Copy out the listing in full, exactly as written, but not its pictures.

### Information provided
## Begin
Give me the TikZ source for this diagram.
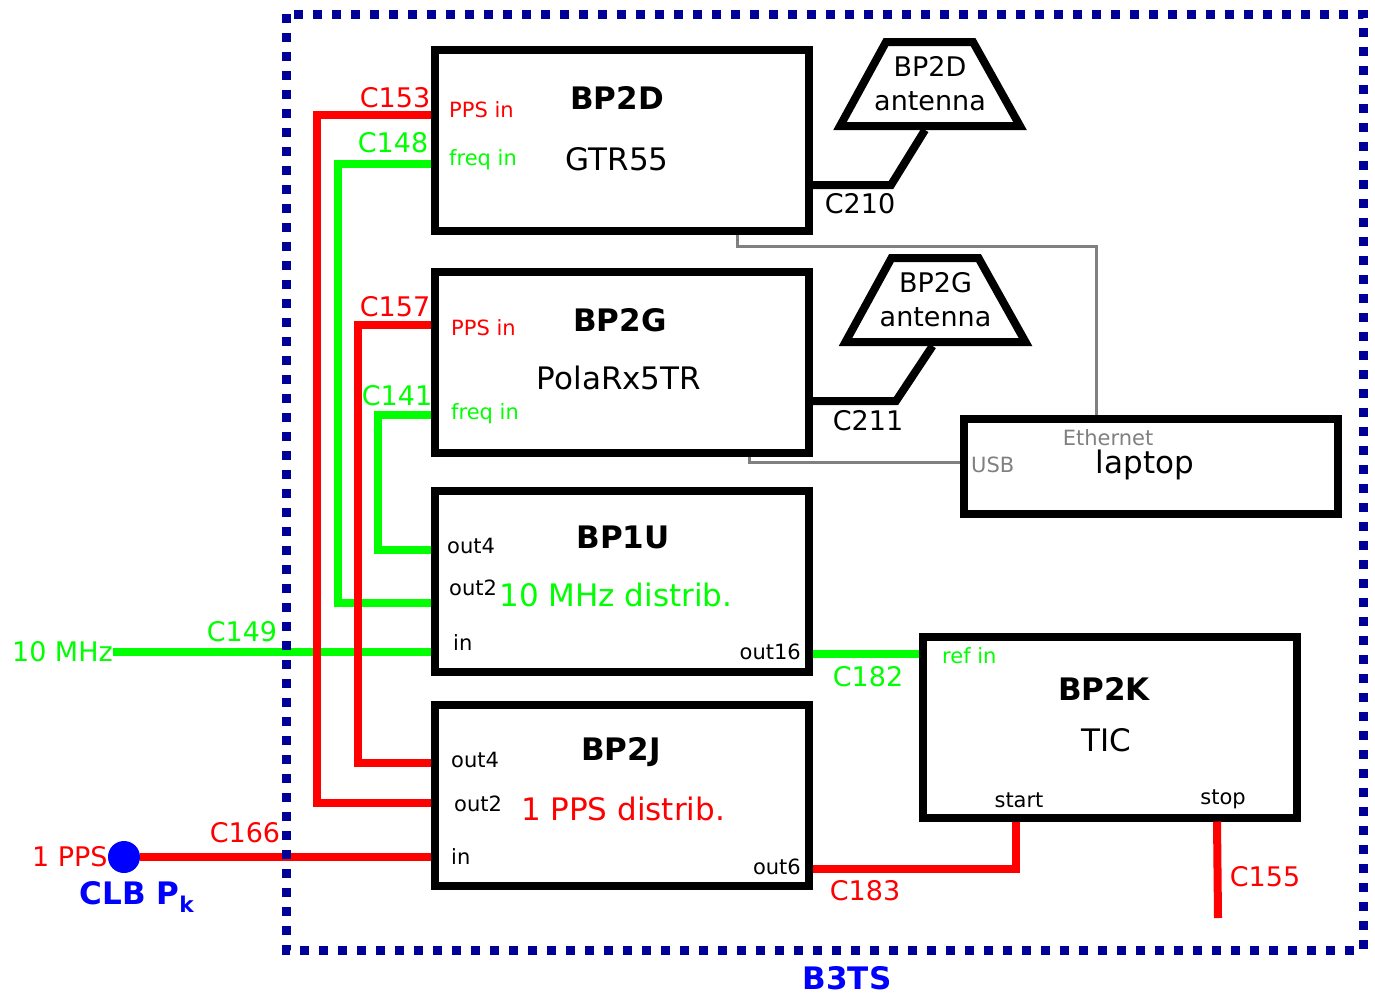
\documentclass[tikz,border=0pt]{standalone}
\usepackage{fontspec}
\setmainfont{DejaVu Sans}
\usepackage{tikz}
\usetikzlibrary{positioning,calc}
\definecolor{wirered}{RGB}{255,0,0}
\definecolor{wiregreen}{RGB}{0,255,0}
\definecolor{b3tsnavy}{RGB}{0,0,153}
\definecolor{clbblue}{RGB}{0,0,255}

\begin{document}
\begin{tikzpicture}[x=1pt,y=-1pt,
		unit/.style={draw, line width=8pt, minimum width=374pt, minimum height=181pt, inner sep=0pt},
		antlbl/.style={align=center, inner sep=0pt, font=\fontsize{27}{34}\selectfont},
		title/.style={inner sep=0pt, font=\bfseries\fontsize{31}{37}\selectfont},
		model/.style={inner sep=0pt, font=\fontsize{31}{37}\selectfont},
		port/.style={inner sep=0pt, font=\fontsize{21}{25}\selectfont},
		cablelbl/.style={inner sep=0pt, font=\fontsize{27}{32}\selectfont},
		pps/.style={draw=wirered, line width=8pt},
		freq/.style={draw=wiregreen, line width=8pt},
		rf/.style={draw, line width=8pt},
		lan/.style={draw=gray, line width=3pt}]
		\useasboundingbox (0,0) rectangle (1375,996);
		% Boxes
		\node[unit] (BP2D) at (622,140.5) {};
		\node[unit, below=33pt of BP2D] (BP2G) {};
		\node[unit, below=30pt of BP2G] (BP1U) {};
		\node[unit, below=25pt of BP1U] (BP2J) {};
		\node[unit] (BP2K) at (1109.5,727) {};
		\node[unit, minimum height=95pt] (laptop) at (1151,466.5) {};
		% Antennas
		\node[antlbl] (antD) at (930,84) {BP2D\\antenna};
		\node[antlbl] (antG) at (935.5,300) {BP2G\\antenna};
		\foreach \ant in {antD,antG}
			\draw[rf] (\ant.center) +(-44,-42) -- +(43,-42) -- +(90,42) -- +(-90,42) -- cycle;
		\coordinate (antDfeed) at ([xshift=-5pt,yshift=-46pt]antD.center);
		\coordinate (antGfeed) at ([xshift=-3pt,yshift=-46pt]antG.center);
		% Box texts
		\node[title] (tD) at (617,98) {BP2D};
		\node[model] (mD) at (617,159) {GTR55};
		\node[port, text=wirered, anchor=west] (dPPS) at (449,110) {PPS in};
		\node[port, text=wiregreen, anchor=west] (dFreq) at (449,160) {freq in};
		\node[title] (tG) at (620,320) {BP2G};
		\node[model] (mG) at (619,378) {PolaRx5TR};
		\node[port, text=wirered, anchor=west] (gPPS) at (451,328) {PPS in};
		\node[port, text=wiregreen, anchor=west] (gFreq) at (451,414) {freq in};
		\node[title] (tU) at (623,537) {BP1U};
		\node[model, text=wiregreen] (mU) at (616,595) {10 MHz distrib.};
		\node[port, anchor=west] (uOut4) at (447,546) {out4};
		\node[port, anchor=west] (uOut2) at (449,588) {out2};
		\node[port, anchor=west] (uIn) at (453,643) {in};
		\node[port, anchor=east] (uOut16) at (801,652) {out16};
		\node[title] (tJ) at (621,752) {BP2J};
		\node[model, text=wirered] (mJ) at (623,809) {1 PPS distrib.};
		\node[port, anchor=west] (jOut4) at (451,760) {out4};
		\node[port, anchor=west] (jOut2) at (454,804) {out2};
		\node[port, anchor=west] (jIn) at (451,857) {in};
		\node[port, anchor=east] (jOut6) at (801,867) {out6};
		\node[title] (tK) at (1104,689) {BP2K};
		\node[model] (mK) at (1106,740) {TIC};
		\node[port, text=wiregreen, anchor=west] (kRef) at (942,656) {ref in};
		\node[port] (kStart) at (1019,800) {start};
		\node[port] (kStop) at (1223,799) {stop};
		\node[port, text=gray] (lEth) at (1108,438) {Ethernet};
		\node[port, text=gray, anchor=west] (lUSB) at (971,465) {USB};
		\node[model] (mL) at (1145,465) {laptop};
		% Inputs
		\node[cablelbl, text=wiregreen, anchor=east] (tenMHz) at (113,652) {10 MHz};
		\node[circle, fill=clbblue, minimum size=32pt, inner sep=0pt] (clb) at (124,857) {};
		\node[cablelbl, text=wirered, anchor=east] (ppsIn) at (clb.west) {1 PPS};
		\node[inner sep=0pt, text=clbblue, font=\bfseries\fontsize{31}{37}\selectfont] (clbLbl) at (137,897) {CLB P\textsubscript{k}};
		\coordinate (stopEnd) at (1218,918);
		% 10 MHz wires
		\draw[freq] ([yshift=-23.5pt]BP2D.west) -- ++(-93,0) |- ([yshift=-21.5pt]BP1U.west);
		\draw[freq] ([yshift=-52.5pt]BP2G.west) -- ++(-53,0) |- ([yshift=31.5pt]BP1U.west);
		\draw[freq] (tenMHz.east) -- (tenMHz.east -| BP1U.west);
		\draw[freq] ([yshift=-72.5pt]BP1U.east) -- ([yshift=-72.5pt]BP1U.east -| BP2K.west);
		% 1 PPS wires
		\draw[pps] ([yshift=25.5pt]BP2D.west) -- ++(-114,0) |- ([yshift=-7.5pt]BP2J.west);
		\draw[pps] ([yshift=37.5pt]BP2G.west) -- ++(-73,0) |- ([yshift=32.5pt]BP2J.west);
		\draw[pps] (clb) -- (clb -| BP2J.west);
		\draw[pps] ([yshift=-73.5pt]BP2J.east) -| ([xshift=-93.5pt]BP2K.south);
		\draw[pps] ([xshift=107.5pt]BP2K.south) -- (stopEnd);
		% antenna cables
		\draw[rf] ([yshift=-44.5pt]BP2D.east) -- ++(78,0) -- (antDfeed);
		\draw[rf] ([yshift=-38.5pt]BP2G.east) -- ++(83,0) -- (antGfeed);
		% laptop links
		\draw[lan] ([xshift=115pt]BP2D.south) -- ++(0,11) -| ([xshift=-55pt]laptop.north);
		\draw[lan] ([xshift=127pt]BP2G.south) |- ([yshift=4.5pt]laptop.west);
		% cable labels
		\node[cablelbl, text=wirered] (l153) at (395,98) {C153};
		\node[cablelbl, text=wiregreen] (l148) at (393,143) {C148};
		\node[cablelbl, text=wirered] (l157) at (395,307) {C157};
		\node[cablelbl, text=wiregreen] (l141) at (397,396) {C141};
		\node[cablelbl, text=wiregreen] (l149) at (242,632) {C149};
		\node[cablelbl, text=wirered] (l166) at (245,833) {C166};
		\node[cablelbl, text=wiregreen] (l182) at (868,677) {C182};
		\node[cablelbl, text=wirered] (l183) at (865,891) {C183};
		\node[cablelbl, text=wirered] (l155) at (1265,877) {C155};
		\node[cablelbl] (l210) at (860,204) {C210};
		\node[cablelbl] (l211) at (868,421) {C211};
		% B3TS frame
		\draw[draw=b3tsnavy, line width=9pt, dash pattern=on 9pt off 10pt] (286,14) rectangle (1363,950);
		\node[inner sep=0pt, text=clbblue, font=\bfseries\fontsize{31}{37}\selectfont] (b3ts) at (847,978) {B3TS};
	\end{tikzpicture}
\end{document}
## End
### The reply
Give me the TikZ source for this diagram.
\documentclass[tikz,border=0pt]{standalone}
\usepackage{fontspec}
\setmainfont{DejaVu Sans}
\usepackage{tikz}
\usetikzlibrary{positioning,calc}
\definecolor{wirered}{RGB}{255,0,0}
\definecolor{wiregreen}{RGB}{0,255,0}
\definecolor{b3tsnavy}{RGB}{0,0,153}
\definecolor{clbblue}{RGB}{0,0,255}

\begin{document}
\begin{tikzpicture}[x=1pt,y=-1pt,
		unit/.style={draw, line width=8pt, minimum width=374pt, minimum height=181pt, inner sep=0pt},
		antlbl/.style={align=center, inner sep=0pt, font=\fontsize{27}{34}\selectfont},
		title/.style={inner sep=0pt, font=\bfseries\fontsize{31}{37}\selectfont},
		model/.style={inner sep=0pt, font=\fontsize{31}{37}\selectfont},
		port/.style={inner sep=0pt, font=\fontsize{21}{25}\selectfont},
		cablelbl/.style={inner sep=0pt, font=\fontsize{27}{32}\selectfont},
		pps/.style={draw=wirered, line width=8pt},
		freq/.style={draw=wiregreen, line width=8pt},
		rf/.style={draw, line width=8pt},
		lan/.style={draw=gray, line width=3pt}]
		\useasboundingbox (0,0) rectangle (1375,996);
		% Boxes
		\node[unit] (BP2D) at (622,140.5) {};
		\node[unit, below=33pt of BP2D] (BP2G) {};
		\node[unit, below=30pt of BP2G] (BP1U) {};
		\node[unit, below=25pt of BP1U] (BP2J) {};
		\node[unit] (BP2K) at (1109.5,727) {};
		\node[unit, minimum height=95pt] (laptop) at (1151,466.5) {};
		% Antennas
		\node[antlbl] (antD) at (930,84) {BP2D\\antenna};
		\node[antlbl] (antG) at (935.5,300) {BP2G\\antenna};
		\foreach \ant in {antD,antG}
			\draw[rf] (\ant.center) +(-44,-42) -- +(43,-42) -- +(90,42) -- +(-90,42) -- cycle;
		\coordinate (antDfeed) at ([xshift=-5pt,yshift=-46pt]antD.center);
		\coordinate (antGfeed) at ([xshift=-3pt,yshift=-46pt]antG.center);
		% Box texts
		\node[title] (tD) at (617,98) {BP2D};
		\node[model] (mD) at (617,159) {GTR55};
		\node[port, text=wirered, anchor=west] (dPPS) at (449,110) {PPS in};
		\node[port, text=wiregreen, anchor=west] (dFreq) at (449,160) {freq in};
		\node[title] (tG) at (620,320) {BP2G};
		\node[model] (mG) at (619,378) {PolaRx5TR};
		\node[port, text=wirered, anchor=west] (gPPS) at (451,328) {PPS in};
		\node[port, text=wiregreen, anchor=west] (gFreq) at (451,414) {freq in};
		\node[title] (tU) at (623,537) {BP1U};
		\node[model, text=wiregreen] (mU) at (616,595) {10 MHz distrib.};
		\node[port, anchor=west] (uOut4) at (447,546) {out4};
		\node[port, anchor=west] (uOut2) at (449,588) {out2};
		\node[port, anchor=west] (uIn) at (453,643) {in};
		\node[port, anchor=east] (uOut16) at (801,652) {out16};
		\node[title] (tJ) at (621,752) {BP2J};
		\node[model, text=wirered] (mJ) at (623,809) {1 PPS distrib.};
		\node[port, anchor=west] (jOut4) at (451,760) {out4};
		\node[port, anchor=west] (jOut2) at (454,804) {out2};
		\node[port, anchor=west] (jIn) at (451,857) {in};
		\node[port, anchor=east] (jOut6) at (801,867) {out6};
		\node[title] (tK) at (1104,689) {BP2K};
		\node[model] (mK) at (1106,740) {TIC};
		\node[port, text=wiregreen, anchor=west] (kRef) at (942,656) {ref in};
		\node[port] (kStart) at (1019,800) {start};
		\node[port] (kStop) at (1223,799) {stop};
		\node[port, text=gray] (lEth) at (1108,438) {Ethernet};
		\node[port, text=gray, anchor=west] (lUSB) at (971,465) {USB};
		\node[model] (mL) at (1145,465) {laptop};
		% Inputs
		\node[cablelbl, text=wiregreen, anchor=east] (tenMHz) at (113,652) {10 MHz};
		\node[circle, fill=clbblue, minimum size=32pt, inner sep=0pt] (clb) at (124,857) {};
		\node[cablelbl, text=wirered, anchor=east] (ppsIn) at (clb.west) {1 PPS};
		\node[inner sep=0pt, text=clbblue, font=\bfseries\fontsize{31}{37}\selectfont] (clbLbl) at (137,897) {CLB P\textsubscript{k}};
		\coordinate (stopEnd) at (1218,918);
		% 10 MHz wires
		\draw[freq] ([yshift=-23.5pt]BP2D.west) -- ++(-93,0) |- ([yshift=-21.5pt]BP1U.west);
		\draw[freq] ([yshift=-52.5pt]BP2G.west) -- ++(-53,0) |- ([yshift=31.5pt]BP1U.west);
		\draw[freq] (tenMHz.east) -- (tenMHz.east -| BP1U.west);
		\draw[freq] ([yshift=-72.5pt]BP1U.east) -- ([yshift=-72.5pt]BP1U.east -| BP2K.west);
		% 1 PPS wires
		\draw[pps] ([yshift=25.5pt]BP2D.west) -- ++(-114,0) |- ([yshift=-7.5pt]BP2J.west);
		\draw[pps] ([yshift=37.5pt]BP2G.west) -- ++(-73,0) |- ([yshift=32.5pt]BP2J.west);
		\draw[pps] (clb) -- (clb -| BP2J.west);
		\draw[pps] ([yshift=-73.5pt]BP2J.east) -| ([xshift=-93.5pt]BP2K.south);
		\draw[pps] ([xshift=107.5pt]BP2K.south) -- (stopEnd);
		% antenna cables
		\draw[rf] ([yshift=-44.5pt]BP2D.east) -- ++(78,0) -- (antDfeed);
		\draw[rf] ([yshift=-38.5pt]BP2G.east) -- ++(83,0) -- (antGfeed);
		% laptop links
		\draw[lan] ([xshift=115pt]BP2D.south) -- ++(0,11) -| ([xshift=-55pt]laptop.north);
		\draw[lan] ([xshift=127pt]BP2G.south) |- ([yshift=4.5pt]laptop.west);
		% cable labels
		\node[cablelbl, text=wirered] (l153) at (395,98) {C153};
		\node[cablelbl, text=wiregreen] (l148) at (393,143) {C148};
		\node[cablelbl, text=wirered] (l157) at (395,307) {C157};
		\node[cablelbl, text=wiregreen] (l141) at (397,396) {C141};
		\node[cablelbl, text=wiregreen] (l149) at (242,632) {C149};
		\node[cablelbl, text=wirered] (l166) at (245,833) {C166};
		\node[cablelbl, text=wiregreen] (l182) at (868,677) {C182};
		\node[cablelbl, text=wirered] (l183) at (865,891) {C183};
		\node[cablelbl, text=wirered] (l155) at (1265,877) {C155};
		\node[cablelbl] (l210) at (860,204) {C210};
		\node[cablelbl] (l211) at (868,421) {C211};
		% B3TS frame
		\draw[draw=b3tsnavy, line width=9pt, dash pattern=on 9pt off 10pt] (286,14) rectangle (1363,950);
		\node[inner sep=0pt, text=clbblue, font=\bfseries\fontsize{31}{37}\selectfont] (b3ts) at (847,978) {B3TS};
	\end{tikzpicture}
\end{document}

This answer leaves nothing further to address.